Langguth: Stimmt. Christian von Boetticher hatte innerparteilich nicht die Stellung, die Roland Koch in Hessen hatte. Koch war deutlich mehr Fleisch vom Fleisch seiner CDU und seit Jahrzehnten politisch aktiv. Aber es kommt eben auch immer auf die Art des Skandals an. Boettichers Verfehlung war moralischer Natur, und es ist sehr schwer, darauf zu adäquat zu reagieren.

Stürzen Politiker heute schneller über Verfehlungen als noch in den 70er- und 80er-Jahren, als das Internet noch keine Rolle spielte?

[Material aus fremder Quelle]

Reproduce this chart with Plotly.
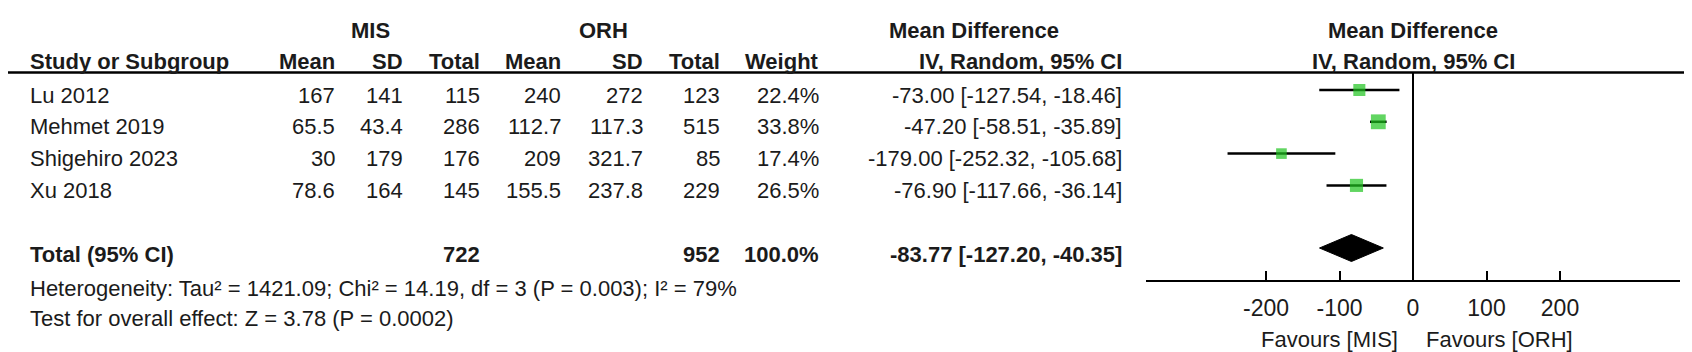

Langguth: Politiker stürzen heute schneller. Die mediale Situation begünstigt das. Das sieht man derzeit auch am Fall von Bundespräsident Christian Wulff, dessen Verfehlungen um seinen Privatkredit für größte Irritationen sorgen. Einer seiner Vorgänger, Johannes Rau, hat sich fröhlich etwa mit der Flugbereitschaft einer Landesbank chauffieren lassen - einen solchen Wirbel gab es damals nicht, und er wurde trotzdem ein guter Präsident.

Geht die Nord-CDU durch die Affäre beschädigt in die Landtagswahl 2012?

Langguth: Die Angelegenheit wurde schnell erledigt, und es gibt einen neuen und handlungsfähigen Landesvorsitzenden. Es ist aber deutlich geworden, dass es auch in der schleswig-holsteinischen Wählerschaft der CDU manchen Unmut über die Affäre gab.